Maybe it's not just money; maybe it's what they say it is, that they are interested in protecting "the good name" of the church, and simply calling the shots wrong. Maybe they're not sinister, but simply subject to human error and weakness in making policy decisions. To return to the focus at hand, it's not just the pope at the top, obviously. The church is much too big and powerful an organization to be run by a single figure - despite all we hear about the pope being an absolute monarch. Check out that National Catholic Reporter article I mentioned above for the story on Cardinal Angelo Sodano, for example.
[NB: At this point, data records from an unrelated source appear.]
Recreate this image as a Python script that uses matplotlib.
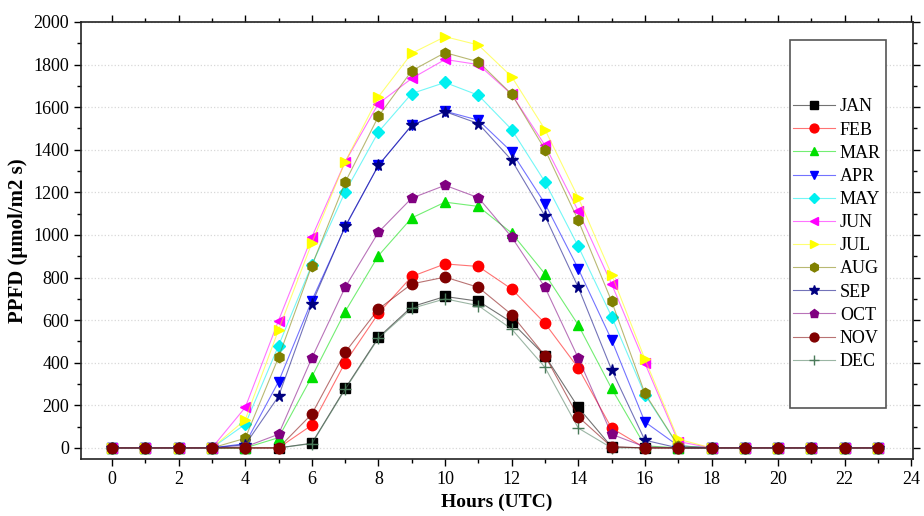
import matplotlib
matplotlib.use("Agg")
from matplotlib import pyplot as plt
from matplotlib.patches import Rectangle
from matplotlib.ticker import MultipleLocator
from matplotlib.colors import to_rgba

hours = list(range(24))
months = ["JAN", "FEB", "MAR", "APR", "MAY", "JUN", "JUL", "AUG", "SEP", "OCT", "NOV", "DEC"]

z4 = [0, 0, 0, 0]
z6 = [0, 0, 0, 0, 0, 0]
jan = z4 + [0, 0, 22, 279, 519, 663, 711, 689, 590, 433, 190, 5, 0, 0] + z6
feb = z4 + [0, 0, 107, 401, 632, 805, 864, 852, 746, 585, 375, 93, 0, 0] + z6
mar = z4 + [0, 48, 334, 640, 903, 1080, 1154, 1134, 1009, 817, 577, 279, 10, 0] + z6
apr = z4 + [20, 311, 692, 1037, 1327, 1515, 1581, 1539, 1390, 1147, 841, 507, 122, 10] + z6
may = z4 + [111, 480, 860, 1202, 1484, 1664, 1716, 1656, 1495, 1249, 946, 617, 250, 10] + z6
jun = z4 + [190, 598, 990, 1343, 1617, 1735, 1824, 1800, 1660, 1421, 1112, 770, 398, 30] + z6
jul = z4 + [132, 554, 962, 1343, 1649, 1853, 1931, 1892, 1743, 1495, 1175, 814, 417, 41] + z6
aug = z4 + [45, 425, 856, 1247, 1557, 1771, 1856, 1813, 1661, 1401, 1068, 689, 256, 10] + z6
sep = z4 + [15, 242, 677, 1040, 1327, 1515, 1579, 1523, 1351, 1089, 754, 367, 36, 0] + z6
octo = z4 + [5, 64, 422, 754, 1013, 1173, 1233, 1175, 990, 754, 422, 64, 5, 0] + z6
nov = z4 + [0, 0, 159, 449, 652, 770, 802, 754, 626, 433, 146, 5, 0, 0] + z6
dec = z4 + [0, 0, 20, 275, 515, 655, 700, 668, 558, 378, 93, 0, 0, 0] + z6

series = [jan, feb, mar, apr, may, jun, jul, aug, sep, octo, nov, dec]
colors = ["#000000", "#ff0000", "#00e000", "#0000ff", "#00f0f0", "#ff00ff",
          "#ffff00", "#808000", "#000080", "#800080", "#800000", "#4a7a5a"]
markers = ["s", "o", "^", "v", "D", "<", ">", "h", "*", "p", "o", "+"]
msizes = [6.5, 7.5, 7.5, 7.5, 6.5, 7.5, 7.5, 7.5, 8.5, 7.5, 7.5, 8]

plt.rcParams['font.family'] = ['Liberation Serif', 'DejaVu Serif']

fig = plt.figure(figsize=(9.24, 5.16), dpi=100)
ax = fig.add_axes([0.0877, 0.1105, 0.9004, 0.8469])

for vals, name, c, m, ms in zip(series, months, colors, markers, msizes):
    z = 2.5 if name == "NOV" else 2
    ax.plot(hours, vals, color=to_rgba(c, 0.55), lw=0.8, marker=m, markersize=ms,
            markeredgecolor=c, markerfacecolor=c, label=name, zorder=z)

ax.set_xlim(-0.93, 24.05)
ax.set_ylim(-52, 2000)
ax.xaxis.set_major_locator(MultipleLocator(2))
ax.xaxis.set_minor_locator(MultipleLocator(1))
ax.yaxis.set_major_locator(MultipleLocator(200))
ax.yaxis.set_minor_locator(MultipleLocator(100))
ax.tick_params(which='both', direction='out', top=True, right=True, labelsize=13)
ax.tick_params(which='major', length=5, width=1)
ax.tick_params(which='minor', length=3, width=1)
ax.yaxis.grid(True, linestyle=':', color='#d8d8d8', lw=0.9)
ax.set_axisbelow(True)
for s in ax.spines.values():
    s.set_linewidth(1.2)
    s.set_color('#222222')

ax.set_xlabel("Hours (UTC)", fontsize=14, fontweight='bold')
ax.set_ylabel("PPFD (μmol/m2 s)", fontsize=15, fontweight='bold')

ax.add_patch(Rectangle((0.852, 0.1167), 0.1155, 0.8423, transform=ax.transAxes,
                       fill=True, facecolor='white', edgecolor='#555555', lw=1.2, zorder=5))
leg = ax.legend(loc='upper left', bbox_to_anchor=(0.8558, 0.825), frameon=False,
                fontsize=13, numpoints=1, handlelength=2.3, handletextpad=0.3,
                labelspacing=0.34, borderpad=0, borderaxespad=0, markerscale=0.85)
leg.set_zorder(6)

plt.savefig("out.png", dpi=100)
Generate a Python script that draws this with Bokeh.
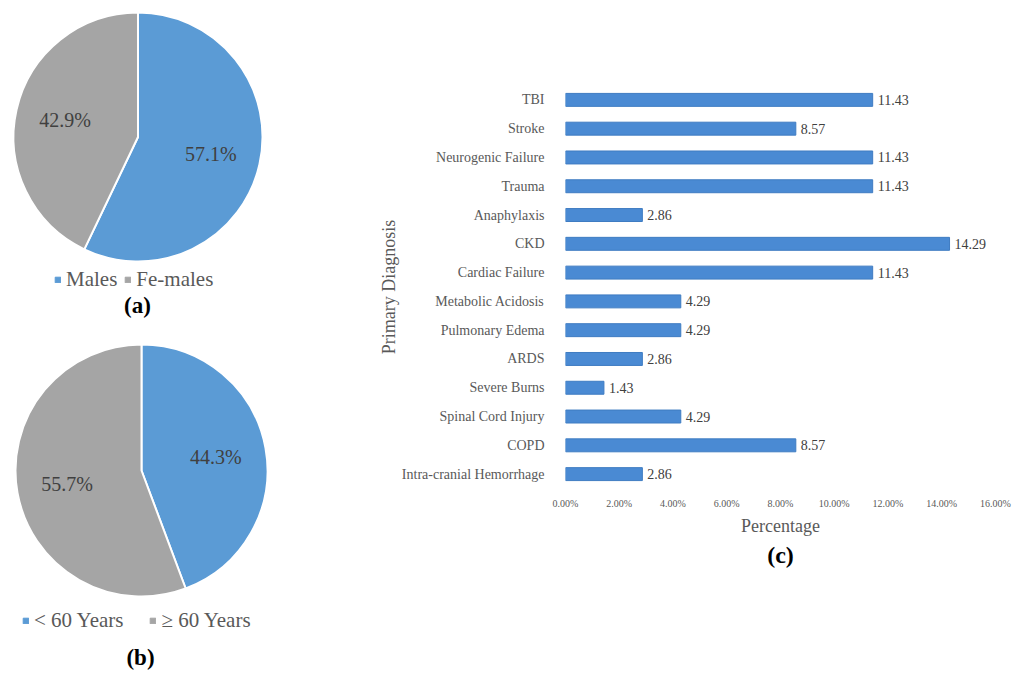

Or listen to how they got the goods on Australia's Cardinal Pell. And while you're at it, if you've got some time to spare, listen to the Australian judge tell the story of how he reached a verdict in the case - it will take you just over an hour, but it's worth every minute. You get to see what a marvelous legal system Australia is working with. And see what can be accomplished by civil authority when the church fails to police its own.
I know it looks like I've gone off on a number of tangents here, but the point is I don't think one can do a decent job of telling the story of The Two Popes without providing the context in which they live and breathe, the world of power-mongering and hypocrisy and manipulation. The buck stops with them. They don't get to the top without becoming at least part-time enablers of the system.
The question is how much.
That's the story I would have liked to see told in a film carrying the title, The Two Popes.